No perder la memoria

No vale decir que cualquier tiempo pasado fue mejor. Los fracasos palpables en tantas promesas utópicas de la modernidad, son argumentos serios para desconfiar de la herencia recibida. La ideología desarrollista que tomó fuerza con la revolución industrial, es una enfermedad de muerte ya en un mundo globalizado cuyo rostro humano se desfigura con la injusticia social, la escandalosa pobreza, la corrupción, y las estrategias de paz programadas una y otra vez según la ley del más fuerte. Dentro de la misma Iglesia, que recibió el aire oxigenante del Vaticano II, las nuevas generaciones, que no vivieron aquel impulso gratificante, han sufrido la confusión y divisiones del postconcilio, y su experiencia negativa justifica de algún modo su desconfianza y abandono del pasado.
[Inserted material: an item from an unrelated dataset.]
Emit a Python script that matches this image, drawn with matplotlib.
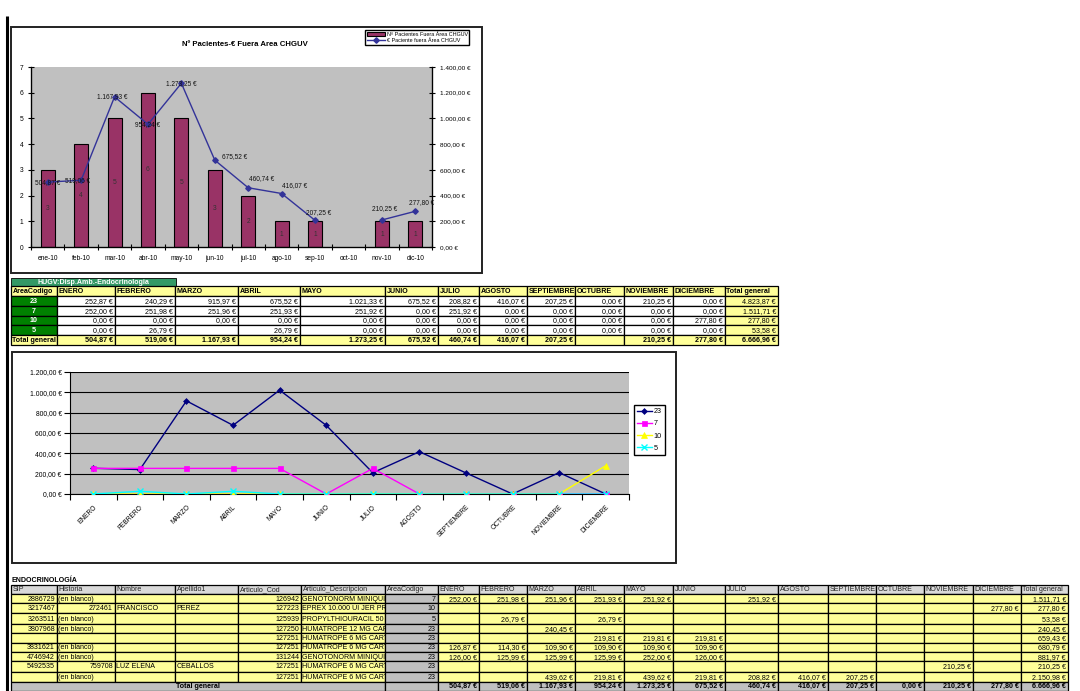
import numpy as np
import matplotlib
matplotlib.use('Agg')
import matplotlib.pyplot as plt
from matplotlib.patches import Rectangle
from matplotlib.transforms import Bbox, TransformedBbox

plt.rcParams['font.family'] = ['Liberation Sans', 'DejaVu Sans']

# ------------------------------------------------------------------ data
months_short = ['ene-10', 'feb-10', 'mar-10', 'abr-10', 'may-10', 'jun-10',
                'jul-10', 'ago-10', 'sep-10', 'oct-10', 'nov-10', 'dic-10']
months = ['ENERO', 'FEBRERO', 'MARZO', 'ABRIL', 'MAYO', 'JUNIO', 'JULIO',
          'AGOSTO', 'SEPTIEMBRE', 'OCTUBRE', 'NOVIEMBRE', 'DICIEMBRE']
patients = [3, 4, 5, 6, 5, 3, 2, 1, 1, np.nan, 1, 1]
euros_month = [504.87, 519.06, 1167.93, 954.24, 1273.25, 675.52, 460.74,
               416.07, 207.25, np.nan, 210.25, 277.80]

area_codes = ['23', '7', '10', '5']
area_23 = [252.87, 240.29, 915.97, 675.52, 1021.33, 675.52, 208.82, 416.07, 207.25, 0.00, 210.25, 0.00]
area_7 = [252.00, 251.98, 251.96, 251.93, 251.92, 0.00, 251.92, 0.00, 0.00, 0.00, 0.00, 0.00]
area_10 = [0.00, 0.00, 0.00, 0.00, 0.00, 0.00, 0.00, 0.00, 0.00, 0.00, 0.00, 277.80]
area_5 = [0.00, 26.79, np.nan, 26.79, 0.00, 0.00, 0.00, 0.00, 0.00, 0.00, 0.00, 0.00]
area_totals = [4823.87, 1511.71, 277.80, 53.58]
grand_total = 6666.96

# detail table
det_sip = ['2886729', '3217467', '3263511', '3807968', '', '3831621', '4746942', '5492535', '']
det_hist = ['(en blanco)', '272461', '(en blanco)', '(en blanco)', '', '(en blanco)', '(en blanco)', '759708', '(en blanco)']
det_nombre = ['', 'FRANCISCO', '', '', '', '', '', 'LUZ ELENA', '']
det_apellido = ['', 'PEREZ', '', '', '', '', '', 'CEBALLOS', '']
det_cod = ['126942', '127223', '125939', '127250', '127251', '127251', '131244', '127251', '127251']
det_desc = ['GENOTONORM MINIQUICK', 'EPREX 10.000 UI JER PREC', 'PROPYLTHIOURACIL 50 MG',
            'HUMATROPE 12 MG CARTUCHO', 'HUMATROPE 6 MG CARTUCHO', 'HUMATROPE 6 MG CARTUCHO',
            'GENOTONORM MINIQUICK', 'HUMATROPE 6 MG CARTUCHO', 'HUMATROPE 6 MG CARTUCHO']
det_area = ['7', '10', '5', '23', '23', '23', '23', '23', '23']
det_values = [
    [252.00, 251.98, 251.96, 251.93, 251.92, None, 251.92, None, None, None, None, None],
    [None, None, None, None, None, None, None, None, None, None, None, 277.80],
    [None, 26.79, None, 26.79, None, None, None, None, None, None, None, None],
    [None, None, 240.45, None, None, None, None, None, None, None, None, None],
    [None, None, None, 219.81, 219.81, 219.81, None, None, None, None, None, None],
    [126.87, 114.30, 109.90, 109.90, 109.90, 109.90, None, None, None, None, None, None],
    [126.00, 125.99, 125.99, 125.99, 252.00, 126.00, None, None, None, None, None, None],
    [None, None, None, None, None, None, None, None, None, None, 210.25, None],
    [None, None, 439.62, 219.81, 439.62, 219.81, 208.82, 416.07, 207.25, None, None, None],
]
det_row_totals = [1511.71, 277.80, 53.58, 240.45, 659.43, 680.79, 881.97, 210.25, 2150.98]
det_month_totals = [504.87, 519.06, 1167.93, 954.24, 1273.25, 675.52, 460.74, 416.07, 207.25, 0.00, 210.25, 277.80]


def eur(v):
    if v is None or (isinstance(v, float) and np.isnan(v)):
        return ''
    s = f"{v:,.2f}".replace(',', 'X').replace('.', ',').replace('X', '.')
    return s + ' €'


# ------------------------------------------------------------------ figure
W, H = 1080, 691
fig = plt.figure(figsize=(W / 100, H / 100), dpi=100)
page = fig.add_axes([0, 0, 1, 1], zorder=0)
page.set_xlim(0, W)
page.set_ylim(H, 0)
page.axis('off')


def fpos(x0, y0, x1, y1):
    return [x0 / W, 1 - y1 / H, (x1 - x0) / W, (y1 - y0) / H]


FS = 4.8
TFS = 5.1

# page border
page.plot([7, 7], [16, 691], color='black', lw=2.2, solid_capstyle='butt')

# ================= chart 1 =================
page.add_patch(Rectangle((11, 27), 471, 246, facecolor='white', edgecolor='#222222', lw=1.4))
page.text(245, 44.5, 'Nº Pacientes-€ Fuera Area CHGUV', ha='center', va='center',
          fontsize=5.6, fontweight='bold')

ax1 = fig.add_axes(fpos(31, 67, 432, 247), zorder=2)
ax1.set_facecolor('#C0C0C0')
x = np.arange(12)
bars = ax1.bar(x, patients, width=0.42, color='#993366', edgecolor='black', lw=0.8, zorder=2)
for xi, v in zip(x, patients):
    if not np.isnan(v):
        ax1.text(xi, v / 2, f"{int(v)}", ha='center', va='center', fontsize=FS, color='#333333', zorder=3)
ax1.set_xlim(-0.5, 11.5)
ax1.set_ylim(0, 7)
ax1.set_yticks(range(8))
ax1.set_xticks(x)
ax1.set_xticklabels(months_short, fontsize=FS)
ax1.set_xticks(np.arange(-0.5, 12, 1), minor=True)
ax1.tick_params(axis='x', which='major', length=0, pad=6)
ax1.tick_params(axis='x', which='minor', length=5, direction='inout', width=0.8)
ax1.tick_params(axis='y', labelsize=FS, length=5, direction='inout', width=0.8, pad=3)
ax1.spines['top'].set_visible(False)
for s in ['left', 'bottom', 'right']:
    ax1.spines[s].set_linewidth(0.9)

ax2 = ax1.twinx()
line, = ax2.plot(x, euros_month, color='#333399', lw=1.0, marker='D', ms=2.8, zorder=4)
ax2.set_ylim(0, 1400)
ax2.set_yticks(np.arange(0, 1401, 200))
ax2.set_yticklabels([eur(v) for v in np.arange(0, 1401, 200)], fontsize=4.6)
ax2.tick_params(axis='y', length=5, direction='inout', width=0.8, pad=3)
ax2.spines['top'].set_visible(False)
lab_off = [(0, 0), (-4, 0), (-2, 0), (0, 0), (0, 0), (20, 4), (13, 9), (13, 8),
           (4, 8), (0, 0), (3, 11), (6, 9)]
for xi, v, (dx, dy) in zip(x, euros_month, lab_off):
    if not np.isnan(v):
        ax2.annotate(eur(v), (xi, v), xytext=(dx * 0.72, dy * 0.72), textcoords='offset points',
                     ha='center', va='center', fontsize=4.7, color='#111111', zorder=5)

fig.legend([bars, line], ['Nº Pacientes Fuera Área CHGUV', '€ Paciente fuera Área CHGUV'],
           loc='upper left', bbox_to_anchor=(365 / W, 1 - 30 / H), fontsize=3.9,
           frameon=True, fancybox=False, edgecolor='black', framealpha=1,
           borderpad=0.3, handlelength=3.4, handleheight=0.8, labelspacing=0.3,
           handletextpad=0.3, borderaxespad=0)

# ================= tables helper =================
def cell(x0, x1, y0, y1, text='', fc='white', ha='right', bold=False, color='black', fs=TFS, lw=0.9):
    r = Rectangle((x0, y0), x1 - x0, y1 - y0, facecolor=fc, edgecolor='black', lw=lw, zorder=1)
    page.add_patch(r)
    if text:
        if ha == 'right':
            tx = x1 - 2
        elif ha == 'left':
            tx = x0 + 1.5
        else:
            tx = (x0 + x1) / 2
        t = page.text(tx, (y0 + y1) / 2 + 0.4, text, ha=ha, va='center', fontsize=fs,
                      fontweight='bold' if bold else 'normal', color=color, zorder=2)
        t.set_clip_box(TransformedBbox(Bbox([[x0 + 0.5, y0], [x1 - 0.5, y1]]), page.transData))
        t.set_clip_on(True)


sx = [11, 57, 115, 175, 238, 300, 385, 438, 479, 527, 575, 624, 673, 725, 778]
sy = [286, 296, 305.8, 315.6, 325.4, 335.2, 345]
YEL = '#FFFF99'
cell(11, 176, 278, 286, 'HUGV:Disp.Amb.-Endocrinologia', fc='#339966', ha='center',
     bold=True, color='white', lw=0.6)
heads = ['AreaCodigo'] + months + ['Total general']
for j, h in enumerate(heads):
    cell(sx[j], sx[j + 1], sy[0], sy[1], h, fc=YEL, ha='left', bold=True)
rows = [area_23, area_7, area_10, area_5]
for i, (code, vals) in enumerate(zip(area_codes, rows)):
    y0, y1 = sy[i + 1], sy[i + 2]
    cell(sx[0], sx[1], y0, y1, code, fc='#008000', ha='center', bold=True, color='white')
    for j, v in enumerate(vals):
        cell(sx[j + 1], sx[j + 2], y0, y1, eur(v), fc='white')
    cell(sx[13], sx[14], y0, y1, eur(area_totals[i]), fc=YEL)
y0, y1 = sy[5], sy[6]
cell(sx[0], sx[1], y0, y1, 'Total general', fc=YEL, ha='left', bold=True)
for j, v in enumerate(euros_month):
    cell(sx[j + 1], sx[j + 2], y0, y1, eur(v), fc=YEL, bold=True)
cell(sx[13], sx[14], y0, y1, eur(grand_total), fc=YEL, bold=True)

# ================= chart 2 =================
page.add_patch(Rectangle((12, 352), 664, 211, facecolor='white', edgecolor='#222222', lw=1.4, zorder=0.5))
axb = fig.add_axes(fpos(70, 372, 629, 494), zorder=2)
axb.set_facecolor('#C0C0C0')
series = [('23', area_23, '#000080', 'D', 3.0),
          ('7', area_7, '#FF00FF', 's', 3.6),
          ('10', area_10, '#FFFF00', '^', 3.8),
          ('5', area_5, '#00FFFF', 'x', 3.8)]
for name, vals, col, mk, ms in series:
    axb.plot(x, np.nan_to_num(np.array(vals, dtype=float)), color=col, lw=1.0, marker=mk, ms=ms,
             mew=1.0 if mk == 'x' else 0.5, label=name, zorder=3)
axb.set_xlim(-0.5, 11.5)
axb.set_ylim(0, 1200)
axb.set_yticks(np.arange(0, 1201, 200))
axb.set_yticklabels([eur(v) for v in np.arange(0, 1201, 200)], fontsize=4.9)
axb.yaxis.grid(True, color='black', lw=0.8)
axb.set_axisbelow(True)
axb.set_xticks(x)
axb.set_xticklabels(months, fontsize=FS, rotation=45, ha='right', rotation_mode='anchor')
axb.set_xticks(np.arange(-0.5, 12, 1), minor=True)
axb.tick_params(axis='x', which='major', length=0, pad=7)
axb.tick_params(axis='x', which='minor', length=4, direction='out', width=0.8)
axb.tick_params(axis='y', length=4, direction='out', width=0.8, pad=2)
for s in ['top', 'right']:
    axb.spines[s].set_visible(False)
axb.legend(loc='upper left', bbox_to_anchor=(634 / W, 1 - 405 / H), bbox_transform=fig.transFigure,
           fontsize=5.2, frameon=True, fancybox=False, edgecolor='black', framealpha=1,
           borderpad=0.45, handlelength=2.0, labelspacing=0.7, handletextpad=0.3, borderaxespad=0)

# ================= detail table =================
page.text(12, 580, 'ENDOCRINOLOGÍA', ha='left', va='center', fontsize=TFS, fontweight='bold')
dx_ = [11, 57, 115, 175, 238, 301, 385, 438, 479, 527, 575, 624, 673, 725, 778, 828, 876, 924, 973, 1021, 1068]
dy_ = [585, 594, 603.3, 613.3, 624, 633.3, 642.7, 652, 661.3, 671.7, 681.7, 691]
GR = '#C0C0C0'
dheads = ['SIP', 'Historia', 'Nombre', 'Apellido1', 'Articulo_Cod', 'Articulo_Descripcion',
          'AreaCodigo'] + months + ['Total general']
for j, h in enumerate(dheads):
    cell(dx_[j], dx_[j + 1], dy_[0], dy_[1], h, fc='#D9D9D9', ha='left', color='#222222')
for i in range(len(det_sip)):
    y0, y1 = dy_[i + 1], dy_[i + 2]
    hist = det_hist[i]
    cell(dx_[0], dx_[1], y0, y1, det_sip[i], fc=YEL)
    cell(dx_[1], dx_[2], y0, y1, hist, fc=YEL, ha='right' if hist.isdigit() else 'left')
    cell(dx_[2], dx_[3], y0, y1, det_nombre[i], fc=YEL, ha='left')
    cell(dx_[3], dx_[4], y0, y1, det_apellido[i], fc=YEL, ha='left')
    cell(dx_[4], dx_[5], y0, y1, det_cod[i], fc=YEL)
    cell(dx_[5], dx_[6], y0, y1, det_desc[i], fc=YEL, ha='left')
    cell(dx_[6], dx_[7], y0, y1, det_area[i], fc=GR)
    for j, v in enumerate(det_values[i]):
        cell(dx_[7 + j], dx_[8 + j], y0, y1, eur(v), fc=YEL)
    cell(dx_[19], dx_[20], y0, y1, eur(det_row_totals[i]), fc=YEL)
y0, y1 = dy_[10], dy_[11]
cell(dx_[0], dx_[6], y0, y1, 'Total general', fc=GR, ha='center', bold=True)
cell(dx_[6], dx_[7], y0, y1, '', fc=GR)
for j, v in enumerate(det_month_totals):
    cell(dx_[7 + j], dx_[8 + j], y0, y1, eur(v), fc=GR, bold=True)
cell(dx_[19], dx_[20], y0, y1, eur(grand_total), fc=GR, bold=True)

fig.savefig('out.png', dpi=100)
Dicho esto, la pérdida de memoria puede ser enfermedad grave para el porvenir de la sociedad y de la Iglesia. Queramos o no, cada uno hemos recibido los genes, creencias y costumbres de quienes nos han precedido; ellos han configurado básicamente nuestra forma de pensar, creer y actuar. Es imprescindible un discernimiento del legado, pero será tan imposible como ingenuo rechazarlo y olvidarlo sin más. Ya dentro de la Iglesia ¿la fe cristiana no es hacer memoria de una Promesa ya realizada en Jesucristo, capaz de iluminar el presente y abrir futuro? En el complejo dinamismo de la Iglesia, es temible y nefasto el anquilosamiento en el pasado pervirtiendo el evangelio con un legalismo intolerable y confundiendo tradición con tradicionalismos insensibles a lo nuevo. Pero no son menos peligrosos y extravagantes los que diagnostican el presente y pretenden abrir nuevos caminos, olvidando y rompiendo con la tradición viva del pasado.